Walking may be one of the simplest ways to boost your mood
The mere act of putting one foot in front of the other for a few minutes has a significant beneficial impact on our mood, regardless of where we do it, why we do it, or what effect we expect the walk to have.
That's according to a pair of psychologists at Iowa State University who claim their study, published in Emotion, is the first to strip away all the many confounds typically associated with exercise research — things like social contact, fresh air, nature, the satisfaction of reaching fitness goals, and the expectation of the activity being beneficial — to show that the simple act of walking, in and of itself, is a powerful mood lifter.
The reason, argue Jeffrey Miller and Zlatan Krizan, is connected with how we evolved to move to find food and other rewards, which means positive emotions are closely linked with our movement.

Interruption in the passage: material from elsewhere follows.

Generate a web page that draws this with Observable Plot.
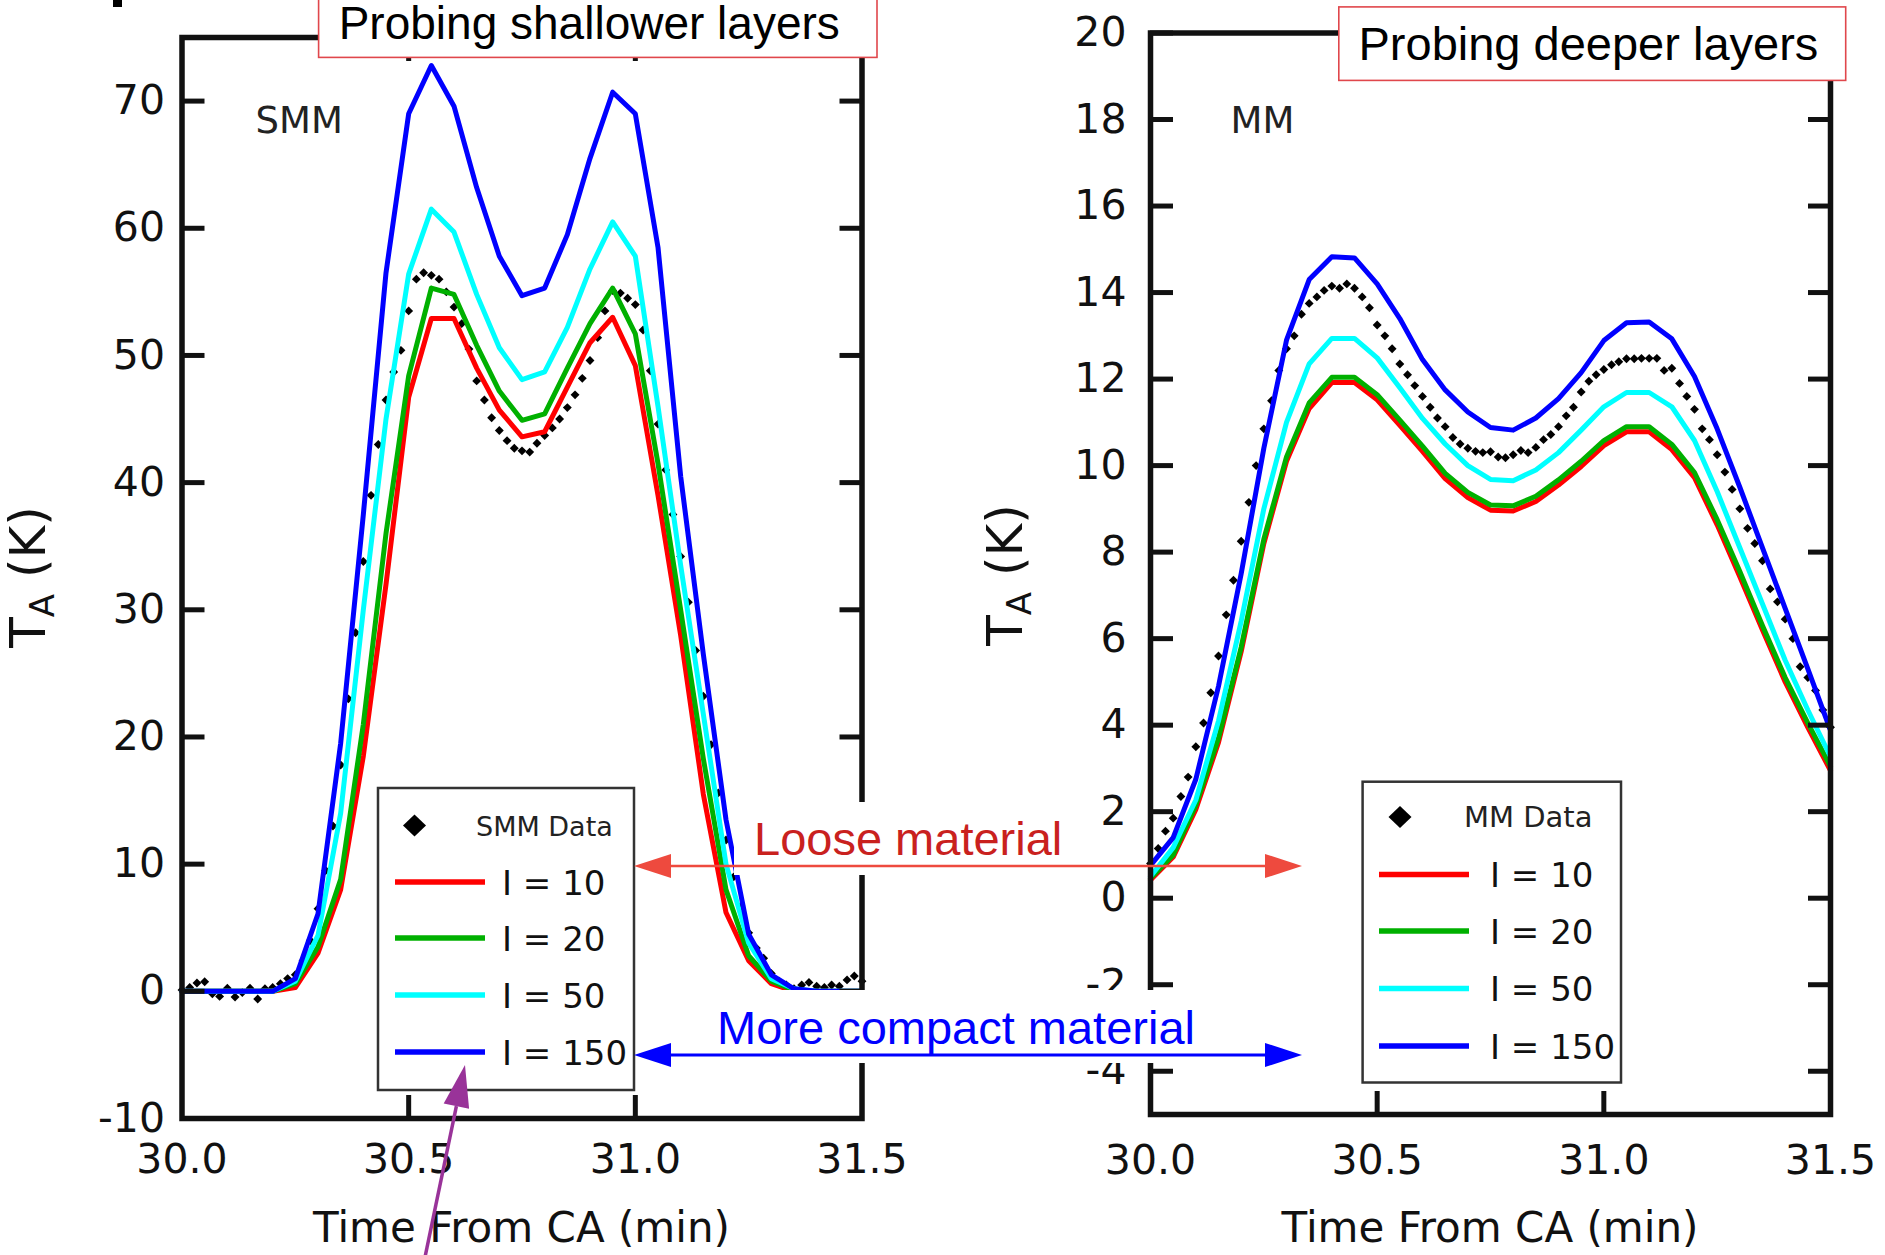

In essence, the psychologists write, "movement not only causes increased positive affect [emotional feelings] … but movement partially embodies, or in a sense reflects, positive affect."
The researchers tested hundreds of undergrad students across three studies with the true aims of the research disguised in each case — for example in the first instance it was framed as supposedly being an investigation into the effects of unfamiliar environments on mood. The researchers also checked to ensure no one guessed the true aims of the study.
Two of the studies showed that students who spent 12 minutes on a group walking tour of campus buildings, or on a dull walking tour on their own of the interior of a campus building, subsequently reported more positive mood, in terms of their ratings of feelings like joviality, vigor, attentiveness, and self-assurance, than others who spent the same time sitting and looking at photographs of the same campus tour, or watching a video of the same building interior tour.
The mood-enhancing effect of walking was found even for a so-called "walking dread" condition in the second study, in which students were warned ahead of walking the building tour that they would have to write a two-page essay afterwards and discuss their essay's contents (this was just to provoke dread, they didn't really have to do it). Whereas students in the sitting condition (with no provocation of dread) showed reductions in their positive mood by the end of the study, the students in "walking dread" condition actually maintained their positive mood. This was despite the fact they said they expected their mood to drop by the end of the tour.
The third and final study was the most tightly controlled.
This time researcher-participant contact was kept to a minimum, with participants randomly allocated to different conditions and thereafter following instructions given by computer. Some students spent 10 minutes watching a Saatchi Gallery video alone while sitting on a treadmill, others spent the same time watching the video while standing on a treadmill, and the remainder watched the video while walking on the treadmill. The cover story was that the researchers were investigating the effects of proximity to gym equipment on people's feelings.
Once again, at the end, the students who'd spent time walking reported more positive mood scores than those who had been sitting or standing.
Miller and Krizan acknowledged some limitations of their research — for example, to maintain the cover story for the studies, they didn't take any physiological measures from their participants. This makes it difficult to pinpoint the precise mechanism here for the observed effects.
But the researchers believe they've made a breakthrough, concluding that their experiments "are the first to document a casual effect of routine ambulation on positive affect" (note that the effects here were strictly on positive feelings; negative mood feelings were unaffected).
Miller and Krizan added: "Taken together our findings suggest that incidental ambulation has a more robust and pervasive influence on affect than previously thought" and that their results might even explain why — as shown by prior research — we are generally quite hopeless at predicting our future mood. "People may underestimate the extent to which just getting off their couch and going for a walk will benefit their mood as they focus on momentarily perceived barriers rather than eventual mood benefits."
I'm just heading out for a stroll, but before I do, I should add that the new findings also appear to complement a study we reported on six years ago, which showed that our instinct is for idleness but that we're happier when we're busy and active.